40 Years of Saturday Nights

40 Years of Saturday Nights

iconic-photography-promos

One could only dream of being at a live taping in Studio 8H watching the repertory players of “Saturday Night Live.” It’s truly a once-in-a- lifetime experience, every show is different, live and on-air. The experience of “SNL” is now one that is accessible; the history is well-documented at a new Midtown exhibit called “SNL: The Exhibition” (417 5th Ave between 37 and 38 St.) In conjunction with SNL creator Lorne Michaels’ production company Broadway Video Enterprises, Premier Exhibitions had a grand opening May 30 at the brand new Premier Exhibitions 5th Avenue with this New York comedy institution as the centerpiece.

“We feel honored first of all to be working with Broadway Video and SNL,” said Mark Lach, Creative Director of Premier Exhibitions. “To spend the last year with the show walking the halls has been very exciting for me but also to do the research to tell the real story of SNL. I was not just sitting in the audience, but in the control room, sitting with hair and make-up, in the writer’s room hearing scripts read for the first time and seeing Lorne Michaels’ reactions.”
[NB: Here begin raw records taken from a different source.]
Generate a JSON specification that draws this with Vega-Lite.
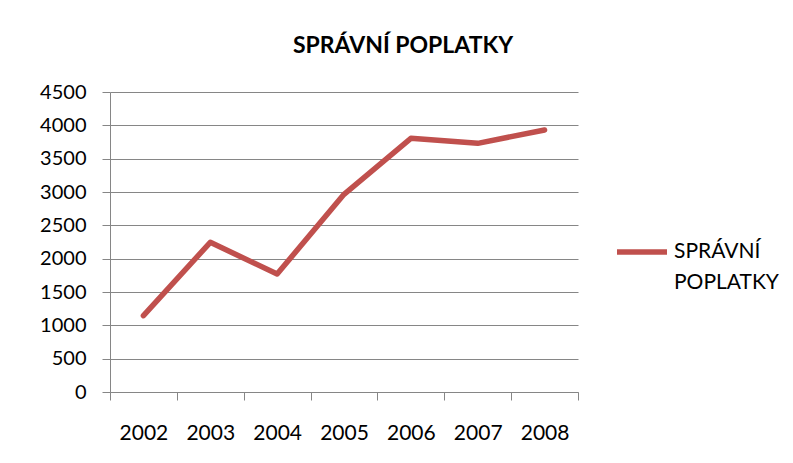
{
  "$schema": "https://vega.github.io/schema/vega-lite/v6.json",
  "autosize": {"type": "none"},
  "width": 468,
  "height": 300,
  "padding": {"left": 110, "top": 92, "right": 215, "bottom": 71},
  "background": "white",
  "title": {
    "text": "SPRÁVNÍ POPLATKY",
    "font": "Lato",
    "fontSize": 23,
    "fontWeight": "bold",
    "color": "#000000",
    "anchor": "middle",
    "dx": 59,
    "offset": 24
  },
  "data": {
    "values": [
      {"rok": "2002", "hodnota": 1145, "serie": "SPRÁVNÍ POPLATKY"},
      {"rok": "2003", "hodnota": 2245, "serie": "SPRÁVNÍ POPLATKY"},
      {"rok": "2004", "hodnota": 1770, "serie": "SPRÁVNÍ POPLATKY"},
      {"rok": "2005", "hodnota": 2965, "serie": "SPRÁVNÍ POPLATKY"},
      {"rok": "2006", "hodnota": 3805, "serie": "SPRÁVNÍ POPLATKY"},
      {"rok": "2007", "hodnota": 3730, "serie": "SPRÁVNÍ POPLATKY"},
      {"rok": "2008", "hodnota": 3930, "serie": "SPRÁVNÍ POPLATKY"}
    ]
  },
  "mark": {"type": "line", "strokeWidth": 5.5, "strokeCap": "round", "strokeJoin": "round"},
  "encoding": {
    "x": {
      "field": "rok",
      "type": "ordinal",
      "bandPosition": 0.5,
      "scale": {"type": "band", "paddingInner": 0, "paddingOuter": 0},
      "axis": {
        "title": null,
        "labelAngle": 0,
        "tickBand": "extent",
        "tickSize": 8,
        "tickColor": "#868686",
        "domainColor": "#868686",
        "labelPadding": 22,
        "labelFont": "Lato",
        "labelFontSize": 21,
        "labelColor": "#000000",
        "grid": false
      }
    },
    "y": {
      "field": "hodnota",
      "type": "quantitative",
      "scale": {"domain": [0, 4500], "nice": false},
      "axis": {
        "title": null,
        "values": [0, 500, 1000, 1500, 2000, 2500, 3000, 3500, 4000, 4500],
        "format": "d",
        "tickSize": 8,
        "tickColor": "#868686",
        "domainColor": "#868686",
        "gridColor": "#868686",
        "gridOpacity": 1,
        "labelPadding": 16,
        "labelFont": "Lato",
        "labelFontSize": 20,
        "labelColor": "#000000"
      }
    },
    "color": {
      "field": "serie",
      "type": "nominal",
      "scale": {"range": ["#C0504D"]},
      "legend": {
        "title": null,
        "orient": "none",
        "legendX": 504,
        "legendY": 132,
        "symbolType": "stroke",
        "symbolStrokeWidth": 5.5,
        "symbolSize": 2500,
        "labelFont": "Lato",
        "labelFontSize": 21,
        "labelColor": "#000000",
        "labelExpr": "split(datum.label, ' ')",
        "labelBaseline": "middle",
        "labelOffset": 4,
        "encode": {"labels": {"update": {"lineHeight": {"value": 31}}}}
      }
    }
  },
  "config": {"view": {"stroke": null}, "axis": {"domainWidth": 1, "gridWidth": 1}}
}
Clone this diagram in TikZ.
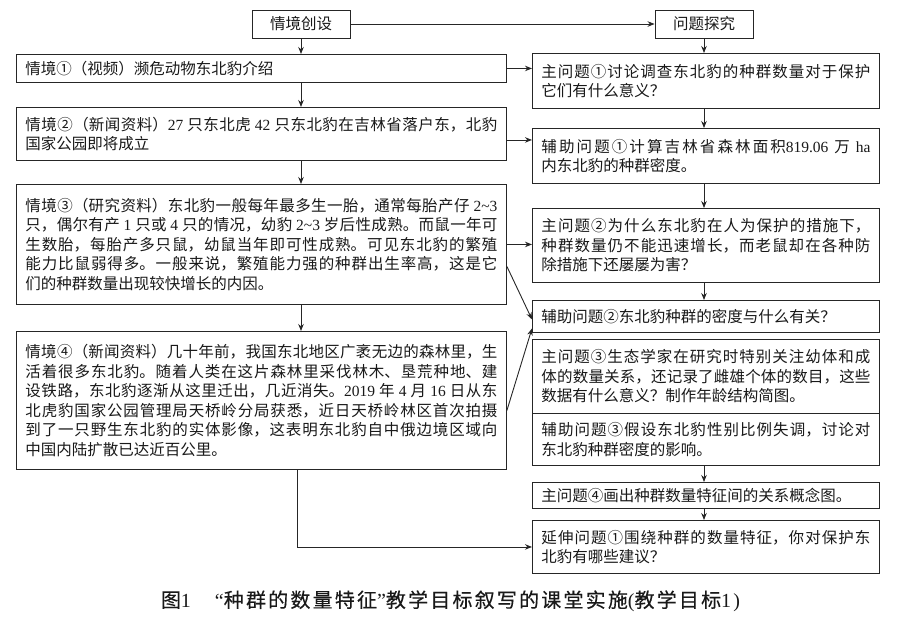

At “SNL: The Exhibition,” fans are taken through the seven-day process of preparing the show, from developing scripts and whittling down 40 sketches to less than half to hair and make-up to video shoots and last-minute edits. Some of the enticing goodies includes creator Lorne Michaels’ original desk complete with tchotchkes from the 70s and a typed letter circa 1992 from cast member Al Franken requesting the presence of President Nixon for an SNL political special. On the more interactive side of things, you can sit where Mike Myers and Dana Carvey did for their lovable, amateur basement talk show “Wayne’s World,” or you can stand behind the contestant podiums and live vicariously through “Celebrity Jeopardy” and the shenanigans that made it a fan favorite. A large Thanksgiving-size meal sits on expanded tables for a huge writers meeting, and documents from these writers are projected at a table that exhibit guests can sit at as they feel nostalgic about favorite show moments.

Some of the more behind-the-scenes details are even more fascinating. Each host in the modern era has a life cast made of their face, to prep hair, make-up and prosthetics teams for the variety of characters the host must portray; these masks and molds are on display. So are a variety of the witty commercials and infomercials over the years, from Chia Head to Colon Blow. There are videos to watch, costumes of Mary Katherine Gallagher and motivational speaker Matt Foley to inspect and floor plans laid out for the hardcore fans to enjoy. The big reveal is a Studio 8H set to scale, with super HD video screens, flashing applause signs and audio, lighting, music and a special intro from Tina Fey.

“SNL: The Exhibition” pays its respects to some of the early greats, both living and deceased, from John Belushi and Gilda Radner to Eddie Murphy and Rachel Dratch, while also including many newer sketches and characters including Kenan Thompson’s host for “What Up With That?,” Andy Samberg and Justin Timberlake’s wildly popular taboo sketches and Will Ferrell and Cheri Oteri’s Spartans cheerleaders.

Premier Exhibitions 5th Avenue will have the “SNL” world living in the space for at least a year. The gift shop is not your typical museum gift shop either – a couch from Pee Wee Herman can be found inside, as well as Miley Cyrus’ famous “wrecking ball.” You can purchase clothing with Stefon’s likeness on it, a mug with Hanz and Franz and talking stuffed pillows with the faces of Gilly, the Ladies Man and Debbie Downer.

“It keeps you young. When I tune into SNL I know I’m getting the very best in young talent.”